Written by Emma Grosskopf
I started working with the Brackety-Ack during the first semester of my junior year. I honestly don’t know why I waited that long to do it, because I had been an editor of my high school newspaper in Fredericksburg, and it was something that had always appealed to me. I guess when I got to college, I needed some time to learn how to balance my social life, my academics and my extracurriculars.
Whatever it was, when I started working with it, I immediately knew that I wanted to be Editor-in-Chief after David Hall. I wanted to expand, I wanted more color, I wanted a more diverse staff, I wanted exciting content. I wanted it all.

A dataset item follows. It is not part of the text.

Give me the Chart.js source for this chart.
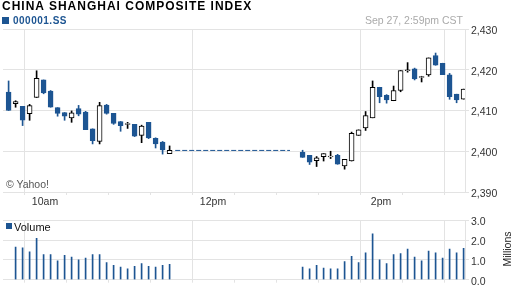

So in January of my junior year, I took over as Head Bitch In Charge. Immediately, I was overwhelmed. I didn’t really know how to run an organization, and balancing all of the crap I had going on was proving to be harder than expected. I had a much bigger staff, which only grew when my senior year started and I decided to add two new pages, Lifestyle and Food/Wellness. Part of me felt like I was just shooting myself in the foot and adding too much pressure. “Eight pages was excessive”, a little voice in the back of my head told me.

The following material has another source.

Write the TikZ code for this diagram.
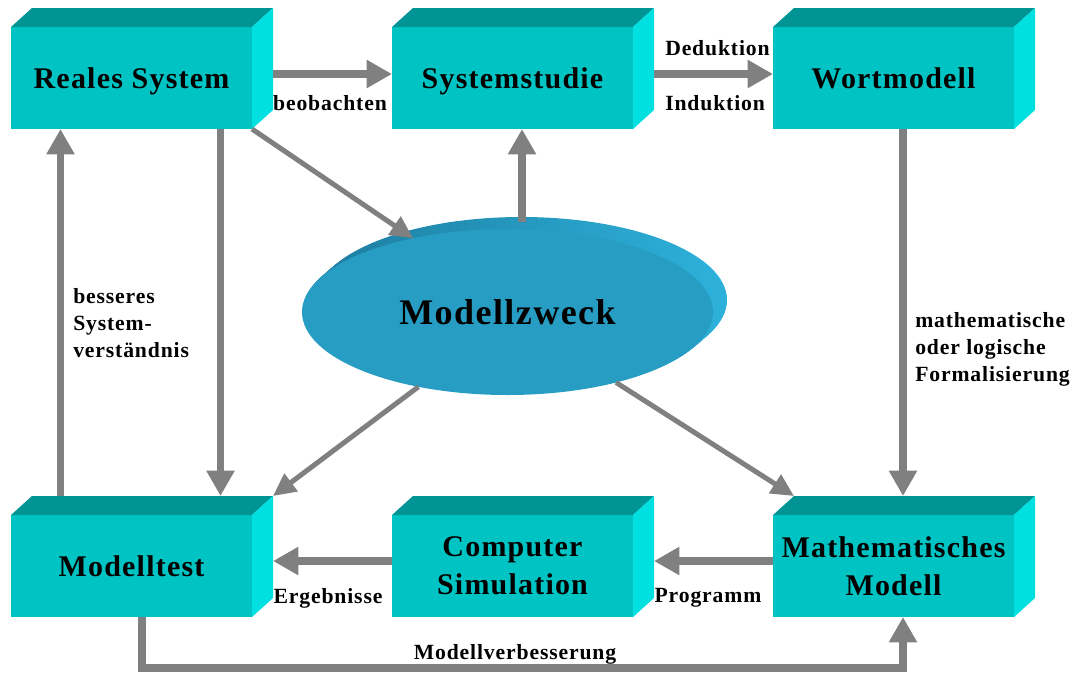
\documentclass[tikz,border=0pt]{standalone}
\usepackage{fontspec}
\setmainfont{Liberation Serif}[LetterSpace=4.0]
\usetikzlibrary{arrows.meta,calc,shapes.geometric}
\definecolor{frontc}{RGB}{0,196,196}
\definecolor{topc}{RGB}{0,148,148}
\definecolor{sidec}{RGB}{0,224,224}
\definecolor{ellc}{RGB}{39,157,196}
\definecolor{banddark}{RGB}{30,125,160}
\definecolor{bandlight}{RGB}{45,178,220}
\definecolor{arrc}{RGB}{128,128,128}
\newcommand\boxfaces[1]{%
  \fill[topc] (#1.north west) -- ++(21,-19) -- ($(#1.north east)+(21,-19)$) -- (#1.north east) -- cycle;
  \fill[sidec] (#1.north east) -- ++(21,-19) -- ++(0,102) -- (#1.south east) -- cycle;}
\begin{document}
\begin{tikzpicture}[x=0.75pt,y=-0.75pt,
  cube/.style={fill=frontc, minimum width=180.75pt, minimum height=76.5pt, inner sep=0pt, outer sep=0pt,
    align=center, font=\bfseries\fontsize{22.5}{28.5}\selectfont},
  lbl/.style={font=\bfseries\fontsize{16.25}{20.25}\selectfont, inner sep=0pt},
  arr/.style={draw=arrc, line width=5.5pt, -{Triangle[length=19pt,width=20pt]}},
  darr/.style={draw=arrc, line width=3.75pt, -{Triangle[length=17pt,width=16pt]}}]
\useasboundingbox (0,0) rectangle (1075,672);
% ellipse
\foreach \i in {1,...,14}{
  \shade[left color=banddark, middle color=banddark, right color=bandlight] ($(507.5,312)+(\i,-\i*12/14)$) ellipse (154.125pt and 62.25pt);
}
\node[ellipse, fill=ellc, minimum width=308.25pt, minimum height=124.5pt, inner sep=0pt, outer sep=0pt,
  font=\bfseries\fontsize{27}{32}\selectfont] (mz) at (507.5,312) {Modellzweck};
% boxes
\node[cube, text depth=0pt] (rs) at (131.5,78) {Reales System};
\node[cube, text depth=0pt] (ss) at (512.5,78) {Systemstudie};
\node[cube, text depth=0pt] (wm) at (893.5,78) {Wortmodell};
\node[cube, text depth=0pt] (mt) at (131.5,566) {Modelltest};
\node[cube] (cs) at (512.5,566) {Computer\\Simulation};
\node[cube] (mm) at (893.5,566) {Mathematisches\\Modell};
\boxfaces{rs}\boxfaces{ss}\boxfaces{wm}\boxfaces{mt}\boxfaces{cs}\boxfaces{mm}
% arrows
\draw[arr] ($(rs.east)+(21,-4)$) -- ($(ss.west)+(0,-4)$);
\draw[arr] ($(ss.east)+(21,-4)$) -- ($(wm.west)+(0,-4)$);
\draw[arr] ($(wm.south)+(9.5,0)$) -- ($(mm.north)+(9.5,-19)$);
\draw[arr] ($(mm.west)+(0,-5)$) -- ($(cs.east)+(21,-5)$);
\draw[arr] ($(cs.west)+(0,-5)$) -- ($(mt.east)+(21,-5)$);
\draw[arr] ($(mt.north west)+(49.5,-19)$) -- ($(rs.south west)+(49.5,0)$);
\draw[arr] ($(rs.south west)+(209.5,0)$) -- ($(mt.north west)+(209.5,-19)$);
\draw[arr] ($(mt.south west)+(131,0)$) -- ++(0,51) -| ($(mm.south)+(9.5,0)$);
\draw[darr] (rs.south east) -- (mz.142.8);
\draw[arr] ($(mz.north)+(14.5,-7)$) -- ($(ss.south)+(9.5,0)$);
\draw[darr] (mz.220.6) -- ($(mt.north east)+(21,-19)$);
\draw[darr] (mz.327) -- ($(mm.north west)+(21,-19)$);
% labels
\node[lbl] (l1) at (330,103) {beobachten};
\node[lbl, anchor=west] (l2) at (665,48) {Deduktion};
\node[lbl, anchor=west] (l3) at (665,103) {Induktion};
\node[lbl, anchor=west, align=left] (l4) at (915,349) {mathematische\\oder logische\\Formalisierung};
\node[lbl, anchor=west, align=left] (l5) at (73,323) {besseres\\System-\\verständnis};
\node[lbl] (l6) at (328,598) {Ergebnisse};
\node[lbl] (l7) at (708,598) {Programm};
\node[lbl] (l8) at (515,654) {Modellverbesserung};
\end{tikzpicture}
\end{document}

Eight pages is literally nothing. I have finally figured this out now, as I’m about to graduate. My change of heart was due entirely to what was definitely the most important lesson I’ve learned with the BA, and arguably the most important lesson I’ve learned at Roanoke College.

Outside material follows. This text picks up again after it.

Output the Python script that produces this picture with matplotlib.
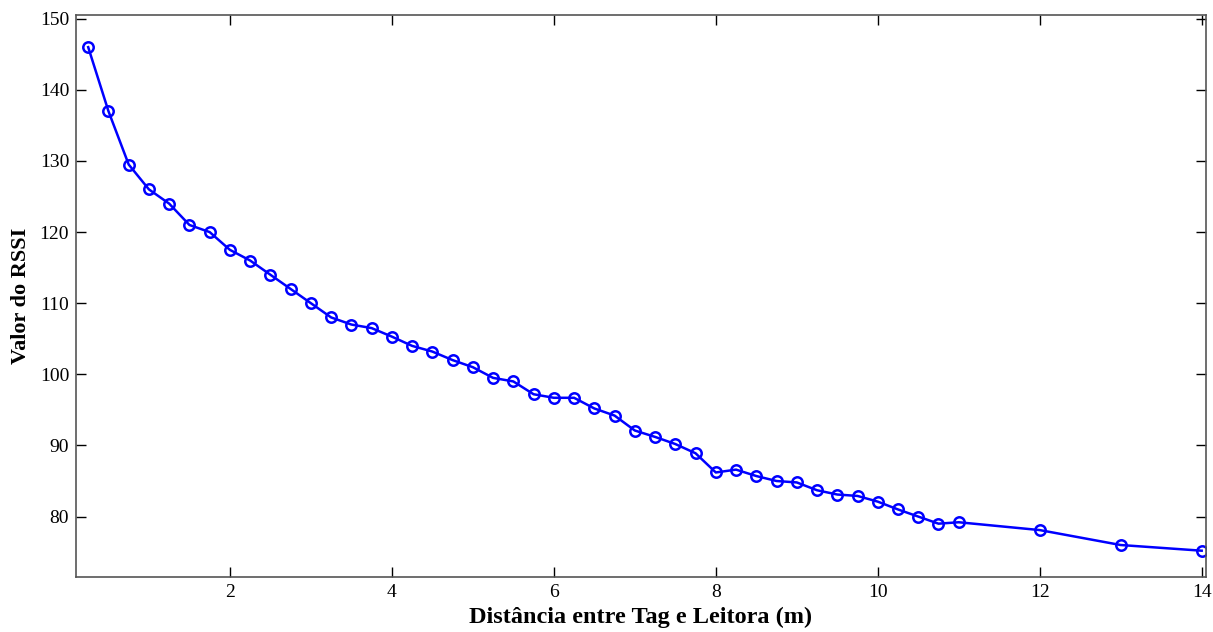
import matplotlib.pyplot as plt

distancia = [0.25, 0.5, 0.75, 1.0, 1.25, 1.5, 1.75, 2.0, 2.25, 2.5, 2.75, 3.0,
             3.25, 3.5, 3.75, 4.0, 4.25, 4.5, 4.75, 5.0, 5.25, 5.5, 5.75, 6.0,
             6.25, 6.5, 6.75, 7.0, 7.25, 7.5, 7.75, 8.0, 8.25, 8.5, 8.75, 9.0,
             9.25, 9.5, 9.75, 10.0, 10.25, 10.5, 10.75, 11.0, 12.0, 13.0, 14.0]
rssi = [146, 137, 129.5, 126, 124, 121, 120, 117.5, 116, 114, 112, 110,
        108, 107, 106.5, 105.3, 104, 103.2, 102, 101, 99.5, 99, 97.2, 96.7,
        96.7, 95.2, 94.2, 92.1, 91.2, 90.2, 88.9, 86.2, 86.6, 85.7, 85, 84.8,
        83.7, 83.1, 82.9, 82.1, 81, 80, 79, 79.2, 78.1, 76, 75.2]

plt.rcParams['font.family'] = ['Liberation Serif', 'DejaVu Serif']

fig = plt.figure(figsize=(12.13, 6.32), dpi=100)
ax = fig.add_axes([0.0627, 0.087, 0.9313, 0.889])

ax.plot(distancia, rssi, '-o', color='#0000ff', lw=1.8, ms=7.5,
        mfc='none', mew=1.8)

ax.set_xlim(0.1, 14.05)
ax.set_ylim(71.5, 150.5)
ax.set_xticks([2, 4, 6, 8, 10, 12, 14])
ax.set_yticks([80, 90, 100, 110, 120, 130, 140, 150])
ax.tick_params(direction='in', top=True, right=True, labelsize=14,
               length=7.5, width=1, pad=5)
for s in ax.spines.values():
    s.set_linewidth(1.2)
    s.set_color('#555555')

ax.set_xlabel('Distância entre Tag e Leitora (m)', fontsize=17.5,
              weight='bold', labelpad=4)
ax.set_ylabel('Valor do RSSI', fontsize=16, weight='bold', labelpad=6)

fig.savefig('out.png', dpi=100)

It’s not easy for me to trust the people around me. I don’t know if this is because I’m a Scorpio, a micromanaging freak or just someone who needs to control everything all the FREAKING time, but I learned at this job that if you don’t trust the people who you work with, everything falls apart, and I end up having a mental breakdown in a bathroom somewhere, bawling my eyes out because I’ve bitten off more than I can chew.
My staff, full of people who I have grown to not only value as coworkers, but love as friends, are incredible. They rise to challenges. They are a safety net of emotional support, and they put out a kick-ass product. I’m glad I figured this out and learned this lesson, because NEWSPAPER IS A TEAM SPORT. I wouldn’t have been able to do anything with the BA if it hadn’t been for them, and for the time we spent together laughing, singing, crying, meditating, shouting, arguing and panicking in the Garrett Media Lounge and all of the lessons I’ve learned, I am truly and eternally thankful.